_Exercise details_
Open with the line that has "Output the web"; close with the line that has "const yTicks = [0,200,400,600,800,1000,1200];". Retype those lines exactly, images excluded.

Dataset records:
------------------------------------------------------------------------

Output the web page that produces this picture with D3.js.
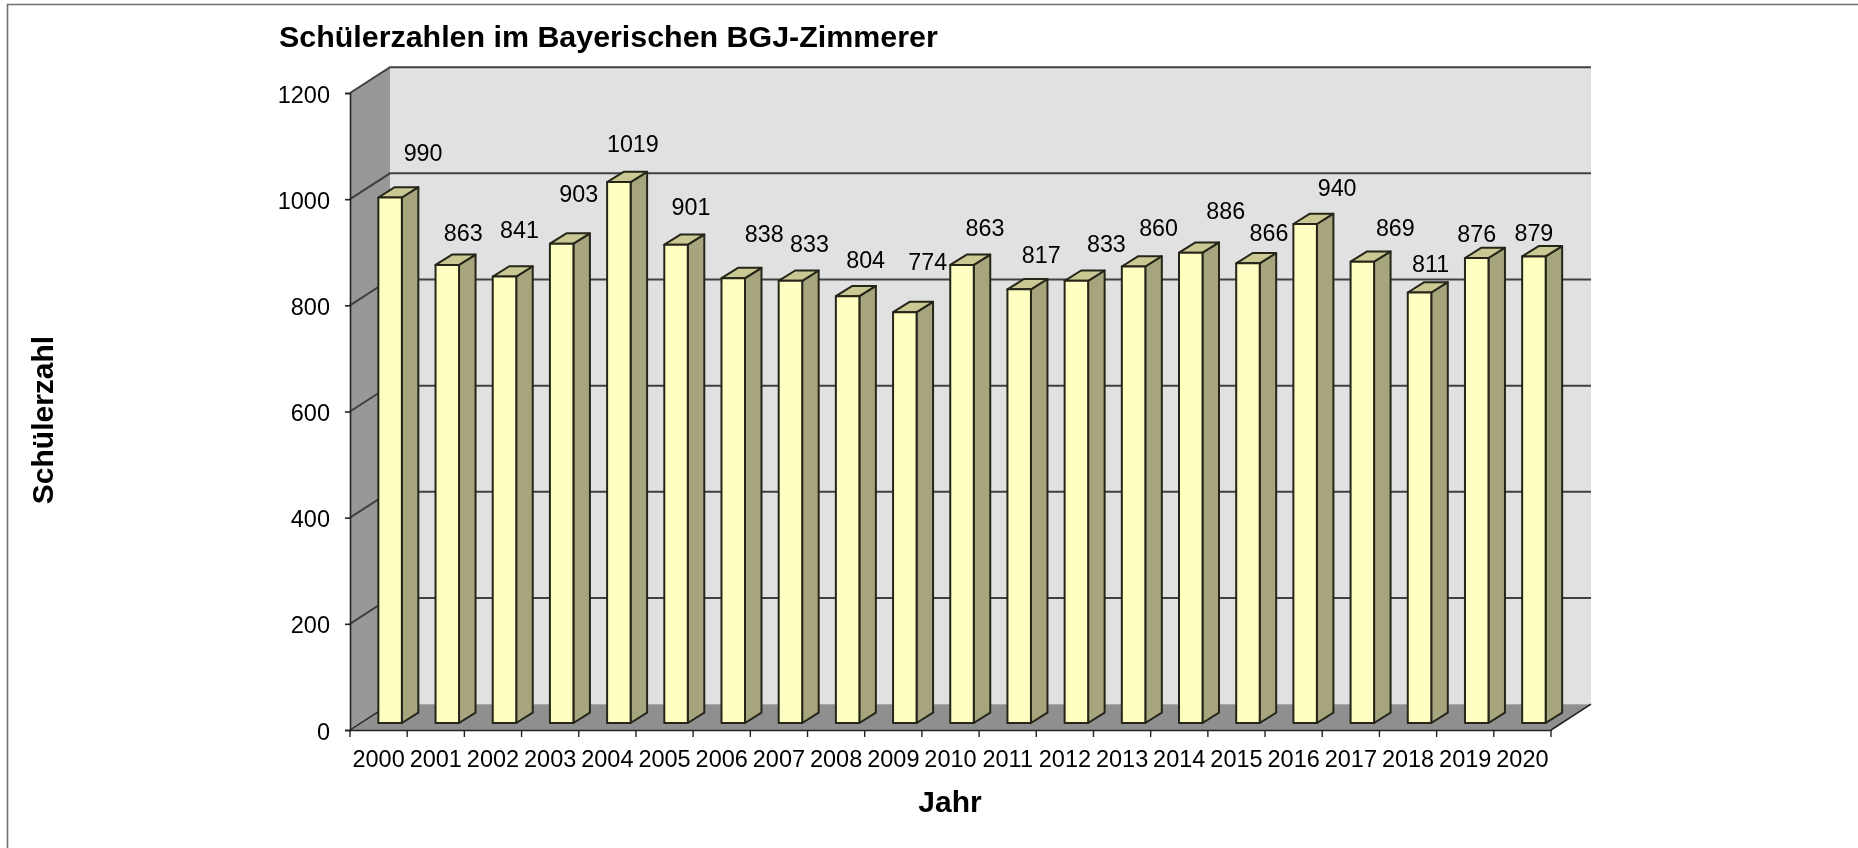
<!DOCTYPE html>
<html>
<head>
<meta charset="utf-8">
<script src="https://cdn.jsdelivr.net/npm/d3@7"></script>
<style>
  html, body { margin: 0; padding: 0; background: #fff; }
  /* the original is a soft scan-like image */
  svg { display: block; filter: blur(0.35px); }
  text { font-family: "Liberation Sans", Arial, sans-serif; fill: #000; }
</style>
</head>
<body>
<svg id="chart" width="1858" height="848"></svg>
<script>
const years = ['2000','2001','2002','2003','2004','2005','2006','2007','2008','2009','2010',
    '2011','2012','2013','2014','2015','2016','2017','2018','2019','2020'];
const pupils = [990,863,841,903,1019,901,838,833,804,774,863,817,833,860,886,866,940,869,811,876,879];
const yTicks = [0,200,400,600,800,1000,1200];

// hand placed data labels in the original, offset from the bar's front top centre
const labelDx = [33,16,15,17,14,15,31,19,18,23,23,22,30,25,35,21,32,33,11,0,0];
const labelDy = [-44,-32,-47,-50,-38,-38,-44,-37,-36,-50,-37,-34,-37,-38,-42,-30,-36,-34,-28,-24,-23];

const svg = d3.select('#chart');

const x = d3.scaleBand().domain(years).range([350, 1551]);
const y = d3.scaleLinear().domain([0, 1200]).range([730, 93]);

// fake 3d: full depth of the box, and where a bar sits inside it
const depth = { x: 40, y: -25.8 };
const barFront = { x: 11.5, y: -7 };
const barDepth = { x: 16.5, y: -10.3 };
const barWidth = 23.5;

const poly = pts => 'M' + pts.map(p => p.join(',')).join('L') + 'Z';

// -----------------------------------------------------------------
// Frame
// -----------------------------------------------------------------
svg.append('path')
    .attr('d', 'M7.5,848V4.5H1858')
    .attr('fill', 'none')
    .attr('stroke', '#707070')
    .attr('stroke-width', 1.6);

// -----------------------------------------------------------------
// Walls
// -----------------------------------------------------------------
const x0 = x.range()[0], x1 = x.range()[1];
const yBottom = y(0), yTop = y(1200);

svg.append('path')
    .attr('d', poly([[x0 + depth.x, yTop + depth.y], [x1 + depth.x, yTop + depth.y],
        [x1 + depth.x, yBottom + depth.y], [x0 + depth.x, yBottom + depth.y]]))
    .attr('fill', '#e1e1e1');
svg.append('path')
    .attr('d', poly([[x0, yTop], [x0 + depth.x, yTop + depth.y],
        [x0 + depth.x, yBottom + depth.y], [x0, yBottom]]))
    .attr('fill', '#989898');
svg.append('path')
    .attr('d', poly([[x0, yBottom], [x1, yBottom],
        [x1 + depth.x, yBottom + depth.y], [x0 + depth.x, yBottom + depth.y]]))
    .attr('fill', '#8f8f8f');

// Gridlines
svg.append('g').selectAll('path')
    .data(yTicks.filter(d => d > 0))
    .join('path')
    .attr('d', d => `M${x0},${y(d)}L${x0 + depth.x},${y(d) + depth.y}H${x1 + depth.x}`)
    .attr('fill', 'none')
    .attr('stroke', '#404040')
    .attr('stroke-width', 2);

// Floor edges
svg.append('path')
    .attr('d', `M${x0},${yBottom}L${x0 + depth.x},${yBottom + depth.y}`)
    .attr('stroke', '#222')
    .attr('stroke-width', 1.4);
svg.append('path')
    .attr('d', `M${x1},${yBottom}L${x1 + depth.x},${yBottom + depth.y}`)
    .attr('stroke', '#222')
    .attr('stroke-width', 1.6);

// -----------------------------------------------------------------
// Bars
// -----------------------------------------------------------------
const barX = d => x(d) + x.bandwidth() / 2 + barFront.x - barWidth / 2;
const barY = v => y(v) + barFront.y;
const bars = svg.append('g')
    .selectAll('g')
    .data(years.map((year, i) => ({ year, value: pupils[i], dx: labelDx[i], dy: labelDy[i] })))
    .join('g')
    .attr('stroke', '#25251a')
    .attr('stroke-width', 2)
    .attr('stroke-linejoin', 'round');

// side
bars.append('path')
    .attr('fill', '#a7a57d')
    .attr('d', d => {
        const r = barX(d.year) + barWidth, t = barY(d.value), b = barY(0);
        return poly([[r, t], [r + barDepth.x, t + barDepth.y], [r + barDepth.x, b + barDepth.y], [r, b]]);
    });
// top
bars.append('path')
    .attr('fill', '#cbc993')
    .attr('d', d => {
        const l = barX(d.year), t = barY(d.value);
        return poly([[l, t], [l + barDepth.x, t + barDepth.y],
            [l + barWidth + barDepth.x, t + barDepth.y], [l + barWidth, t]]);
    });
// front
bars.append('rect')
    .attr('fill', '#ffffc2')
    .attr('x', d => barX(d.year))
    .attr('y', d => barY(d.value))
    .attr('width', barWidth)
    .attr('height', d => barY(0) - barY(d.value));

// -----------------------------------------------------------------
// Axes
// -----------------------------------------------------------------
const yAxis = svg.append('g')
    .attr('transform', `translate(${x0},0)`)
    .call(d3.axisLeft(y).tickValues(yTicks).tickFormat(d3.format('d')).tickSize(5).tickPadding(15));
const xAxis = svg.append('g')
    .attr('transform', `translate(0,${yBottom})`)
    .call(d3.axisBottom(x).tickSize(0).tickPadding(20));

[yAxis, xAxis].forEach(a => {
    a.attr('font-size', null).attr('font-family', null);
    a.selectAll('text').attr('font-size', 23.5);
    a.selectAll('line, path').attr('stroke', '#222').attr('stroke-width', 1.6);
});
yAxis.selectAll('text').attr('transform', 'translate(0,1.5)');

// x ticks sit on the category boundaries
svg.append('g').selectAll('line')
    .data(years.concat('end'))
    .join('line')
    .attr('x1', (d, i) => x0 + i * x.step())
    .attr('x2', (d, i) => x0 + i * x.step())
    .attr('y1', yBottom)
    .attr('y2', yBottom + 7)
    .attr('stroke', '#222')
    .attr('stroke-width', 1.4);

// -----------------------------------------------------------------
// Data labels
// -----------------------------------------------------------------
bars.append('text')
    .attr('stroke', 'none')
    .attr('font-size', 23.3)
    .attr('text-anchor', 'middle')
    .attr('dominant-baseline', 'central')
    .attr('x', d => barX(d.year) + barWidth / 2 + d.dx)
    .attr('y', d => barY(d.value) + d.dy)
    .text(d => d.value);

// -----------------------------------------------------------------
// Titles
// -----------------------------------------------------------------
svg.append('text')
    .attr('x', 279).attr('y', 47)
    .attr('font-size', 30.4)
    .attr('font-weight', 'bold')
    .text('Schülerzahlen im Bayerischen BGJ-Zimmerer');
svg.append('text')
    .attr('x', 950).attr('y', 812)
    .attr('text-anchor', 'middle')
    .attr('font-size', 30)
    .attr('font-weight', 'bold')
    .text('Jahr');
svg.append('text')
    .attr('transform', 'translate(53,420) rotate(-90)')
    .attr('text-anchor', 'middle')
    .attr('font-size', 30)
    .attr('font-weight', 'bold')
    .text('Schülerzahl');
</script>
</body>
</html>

------------------------------------------------------------------------

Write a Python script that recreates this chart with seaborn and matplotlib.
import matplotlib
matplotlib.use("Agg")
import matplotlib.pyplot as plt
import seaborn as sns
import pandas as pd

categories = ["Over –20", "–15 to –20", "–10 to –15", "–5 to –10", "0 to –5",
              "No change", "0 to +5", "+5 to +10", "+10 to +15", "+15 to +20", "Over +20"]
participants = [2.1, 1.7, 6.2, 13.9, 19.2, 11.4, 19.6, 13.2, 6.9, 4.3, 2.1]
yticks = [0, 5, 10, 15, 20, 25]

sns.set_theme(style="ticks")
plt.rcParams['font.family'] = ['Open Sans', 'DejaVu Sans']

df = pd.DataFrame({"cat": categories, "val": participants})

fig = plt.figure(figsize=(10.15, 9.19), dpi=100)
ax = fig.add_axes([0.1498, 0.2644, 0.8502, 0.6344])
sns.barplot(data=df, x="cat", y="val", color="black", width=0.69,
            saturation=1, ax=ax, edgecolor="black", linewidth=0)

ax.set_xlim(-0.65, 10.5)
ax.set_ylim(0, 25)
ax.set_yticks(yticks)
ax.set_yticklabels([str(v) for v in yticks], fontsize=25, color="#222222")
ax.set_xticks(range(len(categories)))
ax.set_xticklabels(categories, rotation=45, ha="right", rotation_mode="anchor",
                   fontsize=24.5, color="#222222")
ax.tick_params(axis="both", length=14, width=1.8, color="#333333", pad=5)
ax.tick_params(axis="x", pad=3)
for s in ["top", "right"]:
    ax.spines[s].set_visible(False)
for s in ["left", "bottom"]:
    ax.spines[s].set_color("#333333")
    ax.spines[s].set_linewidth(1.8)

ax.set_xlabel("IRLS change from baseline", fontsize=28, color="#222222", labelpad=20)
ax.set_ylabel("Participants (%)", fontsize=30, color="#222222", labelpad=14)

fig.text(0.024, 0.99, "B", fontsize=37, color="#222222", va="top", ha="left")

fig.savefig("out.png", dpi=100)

------------------------------------------------------------------------

_Correct response_
Output the web page that produces this picture with D3.js.
<!DOCTYPE html>
<html>
<head>
<meta charset="utf-8">
<script src="https://cdn.jsdelivr.net/npm/d3@7"></script>
<style>
  html, body { margin: 0; padding: 0; background: #fff; }
  /* the original is a soft scan-like image */
  svg { display: block; filter: blur(0.35px); }
  text { font-family: "Liberation Sans", Arial, sans-serif; fill: #000; }
</style>
</head>
<body>
<svg id="chart" width="1858" height="848"></svg>
<script>
const years = ['2000','2001','2002','2003','2004','2005','2006','2007','2008','2009','2010',
    '2011','2012','2013','2014','2015','2016','2017','2018','2019','2020'];
const pupils = [990,863,841,903,1019,901,838,833,804,774,863,817,833,860,886,866,940,869,811,876,879];
const yTicks = [0,200,400,600,800,1000,1200];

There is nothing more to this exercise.